When I was a cricket umpire, a colleague recalled how he had given one batsman out for handling the ball, and another for hitting the ball twice. These are rare kinds of dismissal: what was even odder still, they happened in the same over.
Which is a roundabout way of saying, sooner or later in any game you see everything. Last year, for example, I noted that the Commerce Commission was having an unusual run of (equally rare) s47 investigations - where the Commission looks at potentially anti-competitive mergers that should have come in for clearance or authorisation, but didn't.
There had been one in 2008, one in 2012, one in 2015. But since March 2018, there have been eight of them, with the latest announced last week. The full list is here.
We've also just learned what happened to one of them, First Gas's acquisition of GasNet's gas distribution pipeline network in Papamoa (suburban Tauranga). GasNet, ultimately owned by Whanganui District Council, had a local gas distribution network, and had started to eye up the gas distribution possibilities in new sub-divisions in Papamoa. Why a local authority thinks it's a good use of its ratepayers' resources to get into the gas pipeline game on the other side of the country is beyond me, but in any event they went for it. And got squashed like a bug.
First Gas, owner of the (ex Vector) North Island high-pressure gas transmission pipeline as well as of lots of local lower-pressure distribution pipeline networks, was not at all pleased. It tried to buy GasNet out with a succession of offers. And it threatened (and went some way to implement) laying its own pipes alongside GasNet's. It would have been uneconomic for both of them but signalled their willingness to play a game of mutually assured destruction. And First Gas used carrots and sticks on the sub-division developers: the judgment says at [22] that "First Gas also advised the developer that, if its offer was not accepted, it would lay the pipelines anyway and this retrofitting [digging up established development] would cause considerable disruption". GasNet caved, agreed to be bought out, and in addition signed a restraint of trade not to re-enter the Bay of Plenty for five years.
First Gas was bang to rights under s47. Whatever the market was - at [37] "the construction of distribution networks in new subdivisions in one or more of the following areas: the areas served by the Papamoa 2 delivery point; the areas served by all delivery points in Papamoa and Mt Maunganui; the Bay of Plenty" - First Gas was taking out its competition there. And the restraint of trade fell foul of s27: at [39] it "had the purpose, effect or likely effect of removing current competition in the market between First Gas and GasNet and of preventing future competition between First Gas and GasNet for at least the period of the restraint".
Bottom line, $3.4 million penalty.
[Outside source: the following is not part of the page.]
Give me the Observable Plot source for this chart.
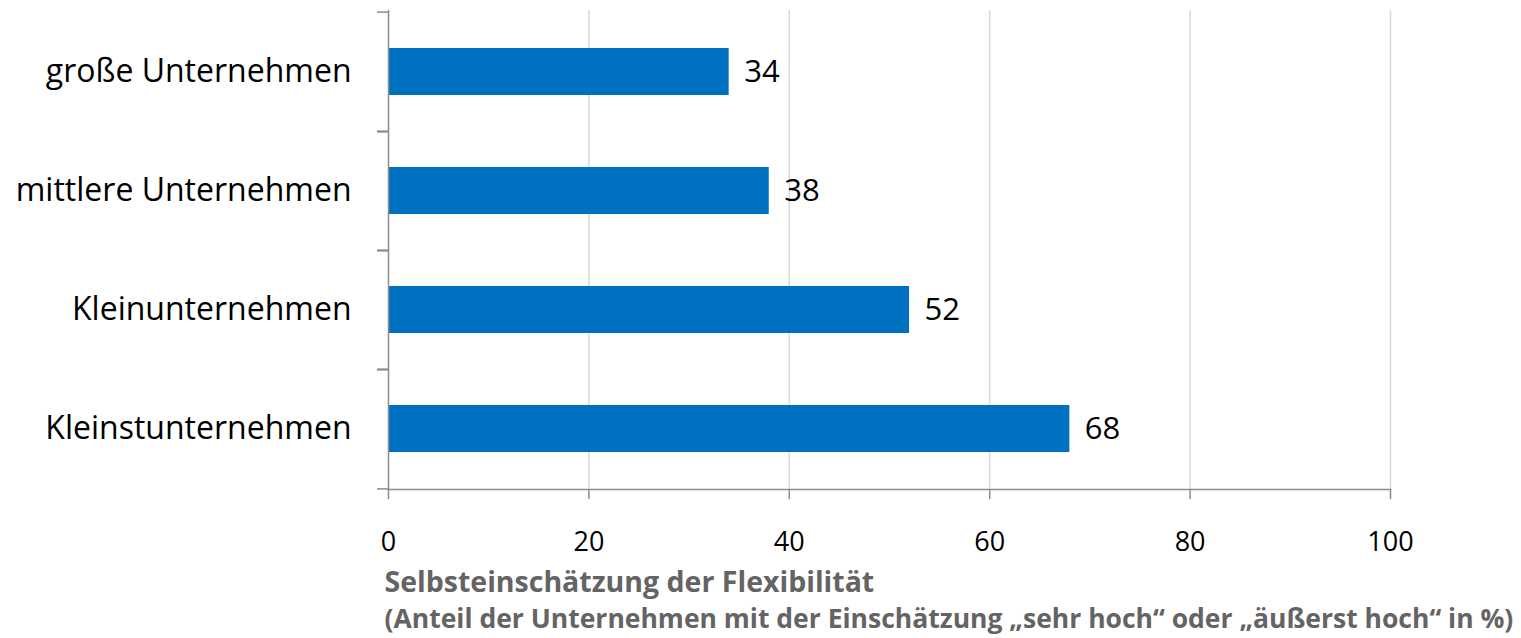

The judge said at [51], "The penalty together with the purchase price mean that the assets acquired will not be profitable over their life time. In the context of a business which is almost entirely regulated, this means First Gas will incur a material loss from the acquisition".
Fair enough, too. Yes, there was a remarkable naïveté about First Gas's actions: at [30], First Gas "did not appreciate there were competition implications", at [47] "it was unintentional – First Gas did not appreciate there were Commerce Act implications despite the regulatory regime to which it is subject". And yes, you've got to give credit to First Gas for cooperating with the Commission: at [50], "Once alerted to the Commission’s concerns First Gas was entirely cooperative and this has led to an early and agreed resolution to the matter". But there's no doubt either about (at [47]) "a concerted effort on a reluctant seller to remove a competitor. First Gas was successful in its effort, and the effect on the market is on-going and is potentially permanent. The conduct has removed existing competition and is likely to have removed future competition in the market for the foreseeable
future". Plus there's whatever demonstration effect it might have in other distribution markets where competitors might have been thinking of giving it a go.
As I said last year, a voluntary notification scheme and self-policing of mergers is a good way to go. It's "one of those bits of social capital that lubricate the free flow of business and avoid the heavy-handed alternatives. Fingers crossed that this mini-outbreak of s47 investigations is just happenstance, and not a sign of a change in the times".
But now eight of the things have surfaced. It could still be happenstance, I suppose, though the odds are beginning to drift out. It could reflect nothing worse than a more widespread First Gas style naïveté: in New Zealand we tend to informality in business and don't always cross the i's and dot the t's. And nothing may come of some of these s47 investigations: everything might be hunky dory, nothing to see, move along.
But at this stage I'd also guess that the Commission must be wondering if it should have put more effort into its market intelligence over the years. And the business community, if it's been chancing its arm, ought to put more effort into voluntary compliance. It's in businesses' own interest: the alternative, compulsory merger notification, would be clunkier, slower, and more expensive.